You can read more about the Zero Debris Charter and what it hopes to achieve on the ESA website, and also the charter itself. It was first published on 7 November 2023 at the ESA Space Summit taking place in Seville.
One of its targets is that the probability of space debris generation – through collision and breakups – should remain below 1 in 1000 per object during an entire orbital lifetime.
Space debris
What is space debris? According to the European space agency, more than 60 years of space activities involving more than 6050 launches have resulted in 28,160 remaining tracked object in space.

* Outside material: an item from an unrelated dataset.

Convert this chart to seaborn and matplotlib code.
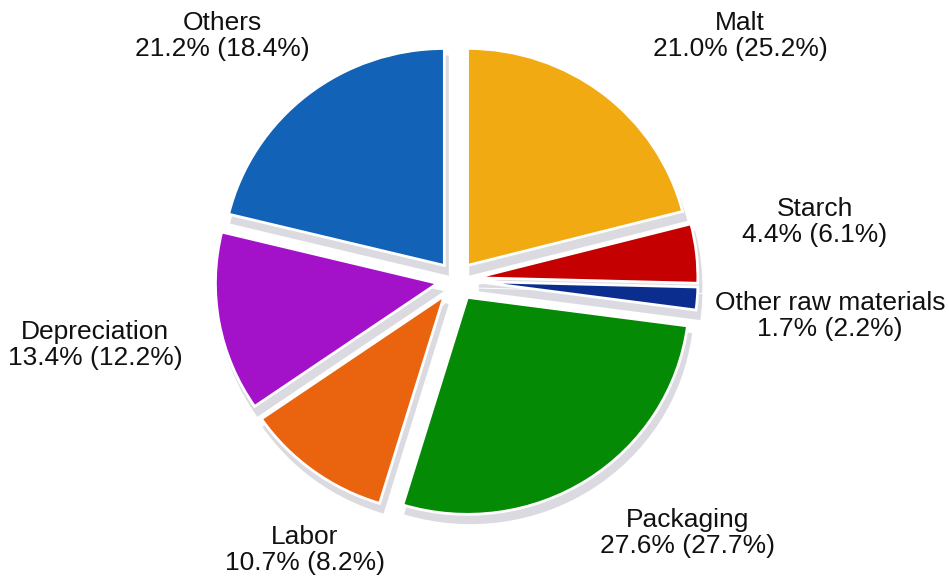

These are tracked by the US Space Surveillance Network and maintained in their catalogue, it says, covering objects larger than about 5-10 cm in low-Earth orbit (LEO) and 30 cm to 1 m at geostationary (GEO) altitudes.
This large amount of space hardware has a total mass of more than 9300 tonnes. The ESA estimates, however, that 4,000 are intact, operational satellites today.
You can read the latest figures related to space debris, provided by the agency’s Space Debris Office at ESOC, in Darmstadt, Germany.
As the debris population grows, the more collisions are likely to occur.